New! Basic quality concepts: Fundamental ideas and tools that define the quality of a product or service. These include fitness for use, histograms, process capability indexes, cause and effect diagrams, failure mode and effects analysis, and control charts.

Batch and queue: Producing more than one piece and then moving the pieces to the next operation before they are needed.

Bayes' theorem: A formula to calculate conditional probabilities by relating the conditional and marginal probability distributions of random variables.

Benchmarking: A technique in which an organization measures its performance against that of best-in-class organizations, determines how those organizations achieved their performance levels and uses the information to improve its own performance. Subjects that can be benchmarked include strategies, operations and processes.

Benefit-cost analysis: An examination of the relationship between the monetary cost of implementing an improvement and the monetary value of the benefits achieved by the improvement, both within the same time period.

Best practice: A superior method or innovative practice that contributes to the improved performance of an organization, usually recognized as best by other peer organizations.

Big Q, little q: A term used to contrast the difference between managing for quality in all business processes and products (big Q) and managing for quality in a limited capacity—traditionally only in factory products and processes (little q).

Black Belt (BB): A full-time team leader responsible for implementing process improvement projects—define, measure, analyze, improve and control (DMAIC) or define, measure, analyze, design and verify (DMADV)—within a business to drive up customer satisfaction and productivity levels.

Blemish: An imperfection severe enough to be noticed but that should not cause any real impairment with respect to intended normal or reasonably foreseeable use. Also see “defect,” “imperfection” and “nonconformity.”

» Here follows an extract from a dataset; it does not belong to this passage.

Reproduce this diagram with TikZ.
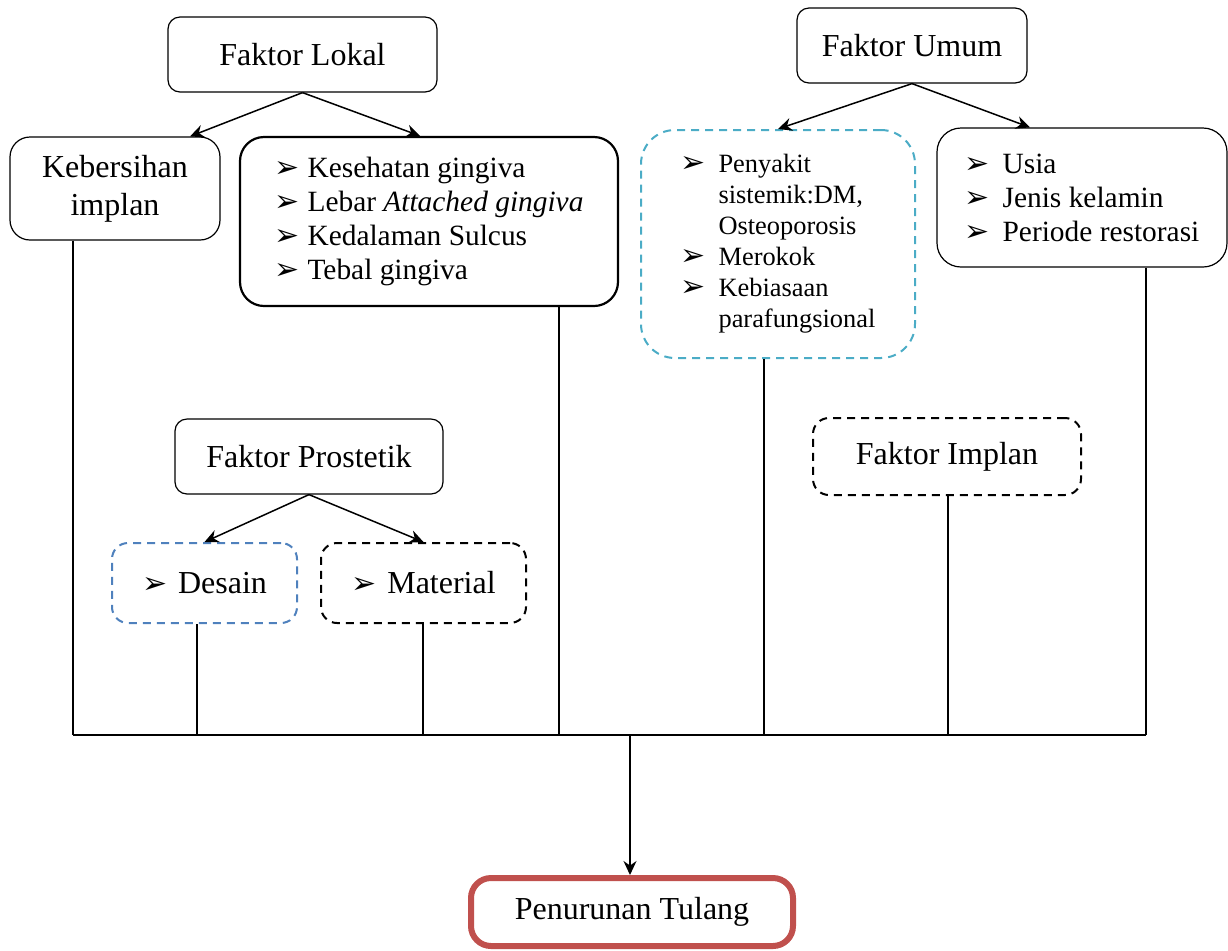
\documentclass[tikz,border=0pt]{standalone}
\usepackage{fontspec}
\setmainfont{Liberation Serif}
\newfontfamily\bulfont{DejaVu Sans}
\usepackage{tikz}
\usetikzlibrary{arrows.meta}
\usepackage{xcolor}
\definecolor{tealbox}{HTML}{4BACC6}
\definecolor{bluebox}{HTML}{4F81BD}
\definecolor{redbox}{HTML}{C0504D}
\newcommand{\bul}[1]{\makebox[#1][l]{\bulfont\fontsize{15}{15}\selectfont ➢}}

\begin{document}
\begin{tikzpicture}[x=0.5pt,y=-0.5pt,
    box/.style={draw,rounded corners=6pt,line width=0.6pt,align=center,
      font=\fontsize{16}{19}\selectfont},
    listbox/.style={draw,rounded corners=12pt,line width=0.6pt,align=left,
      font=\fontsize{14.7}{17}\selectfont},
    dashbox/.style={dash pattern=on 4pt off 3pt,line width=1pt,rounded corners=8pt},
    link/.style={line width=0.75pt},
    arr/.style={link,-{Stealth[length=7pt,width=6.5pt]}}]
        \useasboundingbox (0,0) rectangle (1228,950);
        % faktor lokal
        \node[box,minimum width=134.5pt,minimum height=37.5pt] (lokal) at (302.5,54.5) {Faktor Lokal};
        \node[box,rounded corners=10pt,minimum width=105pt,minimum height=51.5pt] (keb) at (115,188.5)
          {Kebersihan\\implan};
        \node[listbox,line width=1.1pt,minimum width=189pt,minimum height=84.5pt] (kes) at (429,221.5)
          {\bul{16.5pt}Kesehatan gingiva\\
           \bul{16.5pt}Lebar \textit{Attached gingiva}\\
           \bul{16.5pt}Kedalaman Sulcus\\
           \bul{16.5pt}Tebal gingiva};
        % faktor umum
        \node[box,minimum width=115pt,minimum height=37.5pt] (umum) at (912,45.5) {Faktor Umum};
        \node[listbox,dashbox,draw=tealbox,rounded corners=17pt,minimum width=137pt,minimum height=114pt,
          font=\fontsize{13.2}{15.5}\selectfont] (peny) at (778,244)
          {\bul{19pt}Penyakit\\
           \hspace*{19pt}sistemik:DM,\\
           \hspace*{19pt}Osteoporosis\\
           \bul{19pt}Merokok\\
           \bul{19pt}Kebiasaan\\
           \hspace*{19pt}parafungsional};
        \node[listbox,minimum width=145pt,minimum height=69.5pt] (usia) at (1082,197.5)
          {\bul{19pt}Usia\\
           \bul{19pt}Jenis kelamin\\
           \bul{19pt}Periode restorasi};
        % faktor prostetik and implan
        \node[box,minimum width=134pt,minimum height=37.5pt] (pros) at (309,456.5) {Faktor Prostetik};
        \node[box,dashbox,draw=bluebox,minimum width=92.5pt,minimum height=40pt] (desain) at (204.5,583)
          {\bul{18pt}Desain};
        \node[box,dashbox,minimum width=102.5pt,minimum height=40pt] (mat) at (423.5,583)
          {\bul{18pt}Material};
        \node[box,dashbox,minimum width=134pt,minimum height=38.5pt] (impl) at (947,456.5) {Faktor Implan};
        % result
        \node[box,draw=redbox,line width=3pt,rounded corners=10pt,minimum width=161pt,minimum height=34pt]
          (turun) at (632,912) {Penurunan Tulang};
        % branches
        \draw[arr] (lokal.south) -- ([xshift=37.5pt]keb.north);
        \draw[arr] (lokal.south) -- ([xshift=-4.5pt]kes.north);
        \draw[arr] (umum.south) -- (peny.north);
        \draw[arr] (umum.south) -- ([xshift=-26pt]usia.north);
        \draw[arr] (pros.south) -- (desain.north);
        \draw[arr] (pros.south) -- (mat.north);
        % collecting line
        \foreach \n/\x in {keb/73,desain/197,mat/423,kes/559,peny/764,impl/948,usia/1146}
          \coordinate (bus-\n) at (\x,735);
        \coordinate (bus-mid) at (630,735);
        \foreach \n in {keb,desain,mat,kes,peny,impl,usia}
          \draw[link] (bus-\n |- \n.south) -- (bus-\n);
        \draw[link] (bus-keb) -- (bus-usia);
        \draw[arr] (bus-mid) -- (bus-mid |- turun.north);
\end{tikzpicture}
\end{document}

Block diagram: A diagram that shows the operation, interrelationships and interdependencies of components in a system. Boxes, or blocks (hence the name), represent the components; connecting lines between the blocks represent interfaces. There are two types of block diagrams: a functional block diagram, which shows a system’s subsystems and lower level products and their interrelationships and which interfaces with other systems; and a reliability block diagram, which is similar to the functional block diagram but is modified to emphasize those aspects influencing reliability.

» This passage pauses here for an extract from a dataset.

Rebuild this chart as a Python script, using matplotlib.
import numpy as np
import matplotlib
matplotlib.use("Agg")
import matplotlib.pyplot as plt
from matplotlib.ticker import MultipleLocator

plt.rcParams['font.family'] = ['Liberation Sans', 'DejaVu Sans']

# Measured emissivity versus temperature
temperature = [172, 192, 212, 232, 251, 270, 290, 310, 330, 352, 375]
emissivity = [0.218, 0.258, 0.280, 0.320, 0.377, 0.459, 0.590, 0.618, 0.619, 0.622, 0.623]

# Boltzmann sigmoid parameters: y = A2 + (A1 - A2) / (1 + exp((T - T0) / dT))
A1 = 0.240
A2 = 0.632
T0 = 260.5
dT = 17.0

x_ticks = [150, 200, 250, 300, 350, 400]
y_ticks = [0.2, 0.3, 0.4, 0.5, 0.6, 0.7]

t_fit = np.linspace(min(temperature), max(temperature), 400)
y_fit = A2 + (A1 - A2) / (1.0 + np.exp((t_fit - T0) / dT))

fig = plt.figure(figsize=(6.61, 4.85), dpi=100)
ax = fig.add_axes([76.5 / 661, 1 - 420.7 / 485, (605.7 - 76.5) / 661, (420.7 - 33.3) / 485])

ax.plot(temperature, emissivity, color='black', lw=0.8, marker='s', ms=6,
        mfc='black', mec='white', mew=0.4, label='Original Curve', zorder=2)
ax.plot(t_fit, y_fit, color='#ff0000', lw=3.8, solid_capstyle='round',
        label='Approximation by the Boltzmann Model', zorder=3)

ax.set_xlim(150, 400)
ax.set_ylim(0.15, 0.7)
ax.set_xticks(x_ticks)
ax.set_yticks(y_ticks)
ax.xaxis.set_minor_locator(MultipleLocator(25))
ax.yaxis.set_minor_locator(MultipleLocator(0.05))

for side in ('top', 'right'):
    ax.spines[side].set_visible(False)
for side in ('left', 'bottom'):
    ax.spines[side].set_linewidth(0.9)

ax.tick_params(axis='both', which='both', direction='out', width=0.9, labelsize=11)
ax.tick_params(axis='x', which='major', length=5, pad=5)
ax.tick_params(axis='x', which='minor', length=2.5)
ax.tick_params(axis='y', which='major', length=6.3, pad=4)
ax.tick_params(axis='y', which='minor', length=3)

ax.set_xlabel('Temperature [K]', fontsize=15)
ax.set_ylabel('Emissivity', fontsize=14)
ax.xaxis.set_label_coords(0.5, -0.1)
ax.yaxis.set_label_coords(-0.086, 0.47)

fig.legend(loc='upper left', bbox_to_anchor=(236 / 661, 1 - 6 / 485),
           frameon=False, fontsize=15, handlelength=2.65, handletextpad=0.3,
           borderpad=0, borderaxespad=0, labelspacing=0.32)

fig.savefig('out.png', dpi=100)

Board of Standards Review (BSR): An American National Standards Institute board responsible for the approval and withdrawal of American National Standards.

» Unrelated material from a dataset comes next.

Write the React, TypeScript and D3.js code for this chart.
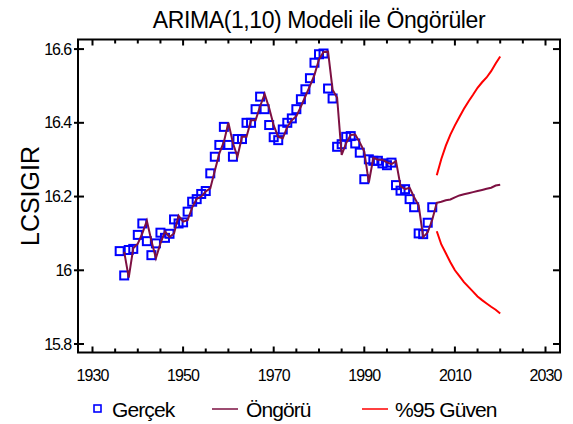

Body of knowledge (BoK): The prescribed aggregation of knowledge in a particular area an individual is expected to have mastered to be considered or certified as a practitioner.

Bottom line: The essential or salient point; the primary or most important consideration. Also, the line at the bottom of a financial report that shows the net profit or loss.

New! Box and whisker plot: A plot used in exploratory data analysis to picture the centering and variation of the data based on quartiles. After the data are ordered, the 25th, 50th and 75th percentiles are identified. The box contains the data between the 25th and 75th percentiles.

Brainstorming: A technique teams use to generate ideas on a particular subject. Each person on the team is asked to think creatively and write down as many ideas as possible. The ideas are not discussed or reviewed until after the brainstorming session.

Breakthrough improvement: A dynamic, decisive movement to a new, higher level of performance.

BS 7799: A standard written by British commerce, government and industry stakeholders to address information security management issues, including fraud, industrial espionage and physical disaster. Today, there are three parts to the standard. Part one became ISO/IEC 17799, Information technology—Code of practice for information security management. BS 7799 Part 2 focuses on information security management systems. BS 7799 Part 3 covers risk analysis and management.

Business process reengineering (BPR): The concentration on improving business processes to deliver outputs that will achieve results meeting the firm’s objectives, priorities and mission.